Wer soviel Irrationalität für unmöglich hält, der ruft am Besten beim Bürgermeister der 1300-Seelen-Gemeinde höchstpersönlich an. "Es stimmt, der Aberglaube ist bei uns sehr weit verbreitet", bestätigt Bernardo. Er selbst halte allerdings eher wenig davon. Doch die Legende hat sich längst verselbständigt. Da ist die Dorfbewohnerin, die erzählt, dass ihre Mitschüler aus den umliegenden Dörfern Eisen berührten, wenn sie vorbei kam. Eisen gilt bei abergläubischen Italienern als Ableiter für den bösen Blick oder ähnliches Unglück. Eine andere Frau berichtet, dass Leute aus der Umgebung nicht mit ihr in den Lift steigen wollen, weil sie als "Colabrese" Pech bringe. Wer auch darin reinen Wahnsinn erkennt, der kann sich auch andere Geschichten erzählen lassen. Etwa von auffällig vielen geplatzten Autoreifen bei der Anfahrt auf das in 700 Metern auf einem der ersten Appenninen-Hügel gelegene Bergdorf. Bestätigt ist auch das Zurückweichen der Staatsgewalt angesichts des Fluchs von Colobraro: Anwohner müssen bei Verkehrskontrollen keine Sanktionen befürchten, weil die Carabinieri es nicht mit noch höheren Mächten aufnehmen und keinesfalls verflucht werden wollen. Der Name Colobraro kommt schließlich von Coluber, was auf Latein soviel wie Schlange bedeutet und bekanntlich in den Schriften der Inbegriff des Bösen ist.
Der Spuk erhielt in den 1940er Jahren neue Nahrung, als der damalige Bürgermeister bei einer Versammlung drohte, wenn man ihm nicht glaube, dann möge der Lüster an der Zimmerdecke herabfallen. Der Legende zufolge bohrte dieser sich just in diesem Moment ins Parkett. Als ein Anthropologe 1952 die Tradition der Wahrsagerinnen und Hexen im Dorf zu erkunden wagte, will er selbst Opfer des Fluchs geworden sein. Seine Mitarbeiter erkrankten, einem Gehilfen entzündeten sich die Streichhölzer von selbst in der Hose. Es war wie verhext. Das italienische Fernsehen trug mit der Weiterverbreitung des Unheils das Seine zur Legendenbildung bei.

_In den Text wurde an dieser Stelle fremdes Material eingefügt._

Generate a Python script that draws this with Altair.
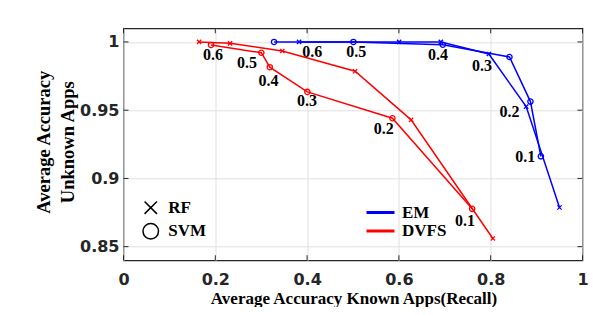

Was also tun gegen diesen fatalen Mix aus schwarzer Magie und süditalienischer Perspektivlosigkeit? Seit Bernardo vor neun Jahren ins Amt kam, versuchen sie den Fluch zu vermarkten. Touristen aus aller Welt werden Amulette gegen den bösen Blick verkauft, im August findet ein Festival statt, in dem der ganze Horror ironisch aufgearbeitet wird. Zuletzt kam Bernardo auf die Idee, das Glück selbst herauszufordern. Für den aktuellen Jackpot in Höhe von 93 Millionen Euro im italienischen Lotto bekamen alle volljährigen Bürger einen Wettschein für eine Systemwette. Ein Sieg hätte die Wende bringen können. Aber wie sollte es anders sein? Der Gewinn blieb aus. In Colobraro reagiert bis auf weiteres das Pech.